◆ **What is required**
Print the listing from its top line through the line containing "272, 220, 172, 130, 92, 58, 28, 2]", nothing more, and leave out the pictures.
--- Start Extracted material ---
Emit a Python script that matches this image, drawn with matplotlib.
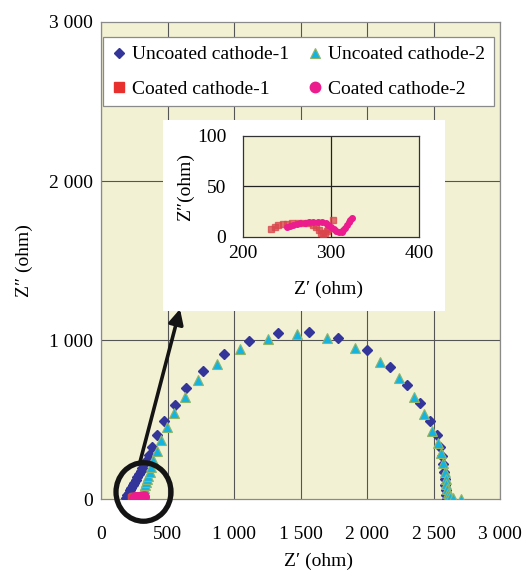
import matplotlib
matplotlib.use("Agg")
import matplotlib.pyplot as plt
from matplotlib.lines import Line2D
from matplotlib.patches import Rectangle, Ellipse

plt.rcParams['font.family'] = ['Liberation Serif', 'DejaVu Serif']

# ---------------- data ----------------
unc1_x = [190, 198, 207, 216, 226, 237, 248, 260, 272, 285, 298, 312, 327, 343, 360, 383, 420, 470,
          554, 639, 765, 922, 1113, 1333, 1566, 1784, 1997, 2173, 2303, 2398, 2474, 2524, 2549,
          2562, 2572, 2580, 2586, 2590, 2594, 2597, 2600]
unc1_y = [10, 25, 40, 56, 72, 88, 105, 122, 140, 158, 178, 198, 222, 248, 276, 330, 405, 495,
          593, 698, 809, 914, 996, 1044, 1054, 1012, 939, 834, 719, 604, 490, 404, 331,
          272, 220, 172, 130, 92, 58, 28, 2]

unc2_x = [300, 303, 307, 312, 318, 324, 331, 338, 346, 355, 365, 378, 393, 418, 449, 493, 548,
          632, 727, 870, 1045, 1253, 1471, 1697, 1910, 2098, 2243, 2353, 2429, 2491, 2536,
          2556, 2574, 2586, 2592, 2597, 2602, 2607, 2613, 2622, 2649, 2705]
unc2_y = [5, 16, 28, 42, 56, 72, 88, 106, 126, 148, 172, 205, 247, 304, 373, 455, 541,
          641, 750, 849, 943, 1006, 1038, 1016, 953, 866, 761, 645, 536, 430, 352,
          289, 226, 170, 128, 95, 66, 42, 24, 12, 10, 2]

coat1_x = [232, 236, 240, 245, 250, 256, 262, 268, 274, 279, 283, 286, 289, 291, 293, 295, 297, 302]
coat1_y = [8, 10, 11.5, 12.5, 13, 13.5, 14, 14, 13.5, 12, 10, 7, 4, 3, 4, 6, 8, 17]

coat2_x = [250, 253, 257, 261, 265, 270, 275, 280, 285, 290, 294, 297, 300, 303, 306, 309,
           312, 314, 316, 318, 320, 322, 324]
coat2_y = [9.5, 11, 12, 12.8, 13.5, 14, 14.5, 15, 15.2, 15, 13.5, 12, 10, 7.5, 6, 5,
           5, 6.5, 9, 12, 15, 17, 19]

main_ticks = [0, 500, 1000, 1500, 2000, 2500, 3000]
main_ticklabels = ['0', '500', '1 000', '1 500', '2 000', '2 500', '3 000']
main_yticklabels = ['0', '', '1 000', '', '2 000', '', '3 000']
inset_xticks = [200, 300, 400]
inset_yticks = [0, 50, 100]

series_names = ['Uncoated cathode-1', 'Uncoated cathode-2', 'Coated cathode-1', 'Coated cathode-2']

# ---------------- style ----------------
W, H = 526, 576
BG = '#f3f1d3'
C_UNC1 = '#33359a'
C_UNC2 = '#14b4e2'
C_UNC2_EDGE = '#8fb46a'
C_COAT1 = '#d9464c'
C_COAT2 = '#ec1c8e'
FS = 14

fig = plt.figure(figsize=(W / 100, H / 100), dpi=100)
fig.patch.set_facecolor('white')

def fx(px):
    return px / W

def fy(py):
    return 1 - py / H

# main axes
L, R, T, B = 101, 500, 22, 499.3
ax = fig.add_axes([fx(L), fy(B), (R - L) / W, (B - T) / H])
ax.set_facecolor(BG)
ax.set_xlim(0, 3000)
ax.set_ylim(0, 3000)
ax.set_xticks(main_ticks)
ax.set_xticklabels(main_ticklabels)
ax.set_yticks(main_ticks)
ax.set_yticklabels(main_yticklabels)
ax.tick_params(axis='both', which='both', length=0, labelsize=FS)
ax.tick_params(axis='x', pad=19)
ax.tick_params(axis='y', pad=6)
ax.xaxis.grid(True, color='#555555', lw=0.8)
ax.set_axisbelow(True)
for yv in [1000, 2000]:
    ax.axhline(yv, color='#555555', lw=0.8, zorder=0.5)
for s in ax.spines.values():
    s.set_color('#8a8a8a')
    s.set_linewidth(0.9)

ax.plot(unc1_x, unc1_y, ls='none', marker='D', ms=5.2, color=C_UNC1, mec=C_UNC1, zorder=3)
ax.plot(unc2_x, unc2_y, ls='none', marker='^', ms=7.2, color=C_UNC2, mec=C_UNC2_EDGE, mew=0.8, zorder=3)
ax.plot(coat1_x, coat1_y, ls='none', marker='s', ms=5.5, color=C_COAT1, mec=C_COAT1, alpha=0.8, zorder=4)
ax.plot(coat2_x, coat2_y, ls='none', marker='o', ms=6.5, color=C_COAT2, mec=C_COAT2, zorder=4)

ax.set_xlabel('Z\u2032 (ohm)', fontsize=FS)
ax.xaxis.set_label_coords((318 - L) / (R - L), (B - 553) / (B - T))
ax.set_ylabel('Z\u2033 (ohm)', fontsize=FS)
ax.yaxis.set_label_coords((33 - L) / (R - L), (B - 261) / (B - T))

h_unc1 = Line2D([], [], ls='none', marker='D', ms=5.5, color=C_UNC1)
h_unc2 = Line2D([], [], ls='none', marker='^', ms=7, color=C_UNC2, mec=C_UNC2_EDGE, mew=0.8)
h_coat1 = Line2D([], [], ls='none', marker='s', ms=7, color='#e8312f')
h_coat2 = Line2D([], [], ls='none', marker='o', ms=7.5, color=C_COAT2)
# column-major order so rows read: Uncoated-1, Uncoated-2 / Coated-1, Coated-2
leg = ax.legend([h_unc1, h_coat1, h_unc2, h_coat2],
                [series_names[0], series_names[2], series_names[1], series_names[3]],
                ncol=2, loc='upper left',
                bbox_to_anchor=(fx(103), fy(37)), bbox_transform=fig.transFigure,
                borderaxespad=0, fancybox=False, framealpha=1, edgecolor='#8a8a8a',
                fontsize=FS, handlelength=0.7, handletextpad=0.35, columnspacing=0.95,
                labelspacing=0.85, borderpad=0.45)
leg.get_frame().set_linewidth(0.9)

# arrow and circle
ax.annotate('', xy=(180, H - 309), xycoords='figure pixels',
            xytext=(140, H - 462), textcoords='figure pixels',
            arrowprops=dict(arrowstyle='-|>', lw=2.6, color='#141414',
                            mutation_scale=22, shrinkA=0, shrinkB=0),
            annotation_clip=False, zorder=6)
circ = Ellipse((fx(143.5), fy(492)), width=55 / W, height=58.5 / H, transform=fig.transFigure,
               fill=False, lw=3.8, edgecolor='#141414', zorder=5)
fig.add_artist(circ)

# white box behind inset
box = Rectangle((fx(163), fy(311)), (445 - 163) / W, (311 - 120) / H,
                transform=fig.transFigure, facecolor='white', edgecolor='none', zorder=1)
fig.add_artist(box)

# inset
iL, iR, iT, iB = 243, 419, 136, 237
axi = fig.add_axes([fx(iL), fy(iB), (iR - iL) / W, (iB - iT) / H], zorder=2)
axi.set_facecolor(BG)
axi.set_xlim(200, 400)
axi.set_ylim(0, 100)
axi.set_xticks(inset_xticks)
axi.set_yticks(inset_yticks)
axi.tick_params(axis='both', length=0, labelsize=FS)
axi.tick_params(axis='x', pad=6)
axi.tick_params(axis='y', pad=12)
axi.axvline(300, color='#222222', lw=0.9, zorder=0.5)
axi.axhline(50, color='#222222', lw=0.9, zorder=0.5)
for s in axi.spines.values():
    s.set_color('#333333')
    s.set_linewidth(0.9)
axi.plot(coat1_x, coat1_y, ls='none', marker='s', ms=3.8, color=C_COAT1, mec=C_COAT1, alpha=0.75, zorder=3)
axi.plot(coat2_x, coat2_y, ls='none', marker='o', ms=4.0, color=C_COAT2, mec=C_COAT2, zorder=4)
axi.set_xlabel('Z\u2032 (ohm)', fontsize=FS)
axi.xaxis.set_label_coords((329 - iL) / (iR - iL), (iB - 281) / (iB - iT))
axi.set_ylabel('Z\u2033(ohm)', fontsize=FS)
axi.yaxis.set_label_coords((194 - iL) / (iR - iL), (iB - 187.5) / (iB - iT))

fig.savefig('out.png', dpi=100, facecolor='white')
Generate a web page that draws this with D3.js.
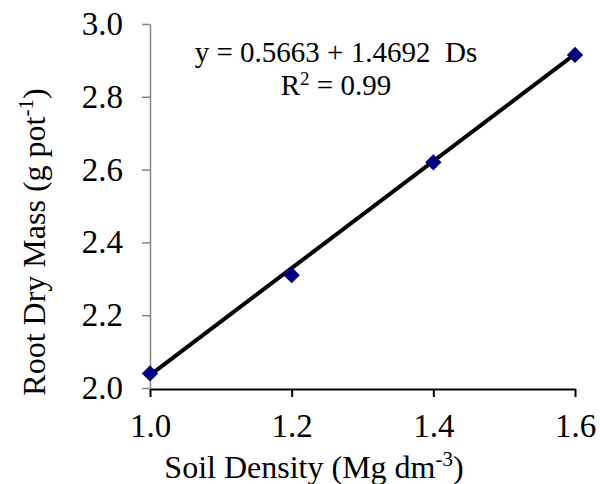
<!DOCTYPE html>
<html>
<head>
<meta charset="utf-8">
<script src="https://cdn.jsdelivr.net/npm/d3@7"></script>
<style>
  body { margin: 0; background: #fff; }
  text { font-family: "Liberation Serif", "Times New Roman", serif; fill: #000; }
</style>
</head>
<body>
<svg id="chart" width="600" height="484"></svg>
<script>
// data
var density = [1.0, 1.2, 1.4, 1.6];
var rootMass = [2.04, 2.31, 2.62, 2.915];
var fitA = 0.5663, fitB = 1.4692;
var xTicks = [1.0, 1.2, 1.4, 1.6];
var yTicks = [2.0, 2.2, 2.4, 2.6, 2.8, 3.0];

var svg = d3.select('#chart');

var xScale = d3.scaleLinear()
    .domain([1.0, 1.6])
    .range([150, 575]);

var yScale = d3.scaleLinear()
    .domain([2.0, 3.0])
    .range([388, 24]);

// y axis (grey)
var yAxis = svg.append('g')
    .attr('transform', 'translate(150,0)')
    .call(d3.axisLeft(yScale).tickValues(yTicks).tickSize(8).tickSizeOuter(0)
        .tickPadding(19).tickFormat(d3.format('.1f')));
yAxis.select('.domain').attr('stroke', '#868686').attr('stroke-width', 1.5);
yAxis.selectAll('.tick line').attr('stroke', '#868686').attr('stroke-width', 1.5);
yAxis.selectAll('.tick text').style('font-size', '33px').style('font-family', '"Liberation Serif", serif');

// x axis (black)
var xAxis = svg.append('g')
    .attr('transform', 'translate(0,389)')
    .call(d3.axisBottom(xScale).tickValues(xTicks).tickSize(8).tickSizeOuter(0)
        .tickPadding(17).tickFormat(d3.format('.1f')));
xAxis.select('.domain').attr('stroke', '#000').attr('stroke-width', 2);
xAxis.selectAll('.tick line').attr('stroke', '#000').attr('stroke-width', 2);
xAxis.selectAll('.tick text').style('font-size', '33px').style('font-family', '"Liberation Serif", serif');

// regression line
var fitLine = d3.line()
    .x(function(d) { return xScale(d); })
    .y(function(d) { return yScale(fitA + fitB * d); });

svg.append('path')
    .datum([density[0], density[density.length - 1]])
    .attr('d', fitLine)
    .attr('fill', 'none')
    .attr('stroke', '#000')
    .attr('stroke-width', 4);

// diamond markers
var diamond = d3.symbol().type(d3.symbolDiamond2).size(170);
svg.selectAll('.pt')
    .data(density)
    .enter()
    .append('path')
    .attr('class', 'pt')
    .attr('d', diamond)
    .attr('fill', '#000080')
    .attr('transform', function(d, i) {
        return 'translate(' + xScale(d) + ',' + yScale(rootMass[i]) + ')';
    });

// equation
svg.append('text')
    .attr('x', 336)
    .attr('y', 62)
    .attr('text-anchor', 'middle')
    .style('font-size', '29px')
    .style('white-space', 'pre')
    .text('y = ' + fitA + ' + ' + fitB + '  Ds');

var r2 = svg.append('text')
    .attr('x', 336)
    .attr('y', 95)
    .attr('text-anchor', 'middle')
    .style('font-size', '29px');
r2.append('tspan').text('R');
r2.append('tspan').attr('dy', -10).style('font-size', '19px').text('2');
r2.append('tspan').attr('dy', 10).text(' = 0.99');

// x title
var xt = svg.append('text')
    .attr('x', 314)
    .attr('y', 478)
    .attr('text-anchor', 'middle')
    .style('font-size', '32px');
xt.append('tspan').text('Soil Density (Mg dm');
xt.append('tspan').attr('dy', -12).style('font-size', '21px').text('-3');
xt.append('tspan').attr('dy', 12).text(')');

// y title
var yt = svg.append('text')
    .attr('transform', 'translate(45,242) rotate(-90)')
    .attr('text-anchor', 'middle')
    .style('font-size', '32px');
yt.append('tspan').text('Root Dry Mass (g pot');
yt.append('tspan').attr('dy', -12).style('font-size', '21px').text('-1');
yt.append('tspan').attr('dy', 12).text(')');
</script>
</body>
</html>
--- End Extracted material ---
◆ **Worked solution**
Emit a Python script that matches this image, drawn with matplotlib.
import matplotlib
matplotlib.use("Agg")
import matplotlib.pyplot as plt
from matplotlib.lines import Line2D
from matplotlib.patches import Rectangle, Ellipse

plt.rcParams['font.family'] = ['Liberation Serif', 'DejaVu Serif']

# ---------------- data ----------------
unc1_x = [190, 198, 207, 216, 226, 237, 248, 260, 272, 285, 298, 312, 327, 343, 360, 383, 420, 470,
          554, 639, 765, 922, 1113, 1333, 1566, 1784, 1997, 2173, 2303, 2398, 2474, 2524, 2549,
          2562, 2572, 2580, 2586, 2590, 2594, 2597, 2600]
unc1_y = [10, 25, 40, 56, 72, 88, 105, 122, 140, 158, 178, 198, 222, 248, 276, 330, 405, 495,
          593, 698, 809, 914, 996, 1044, 1054, 1012, 939, 834, 719, 604, 490, 404, 331,
          272, 220, 172, 130, 92, 58, 28, 2]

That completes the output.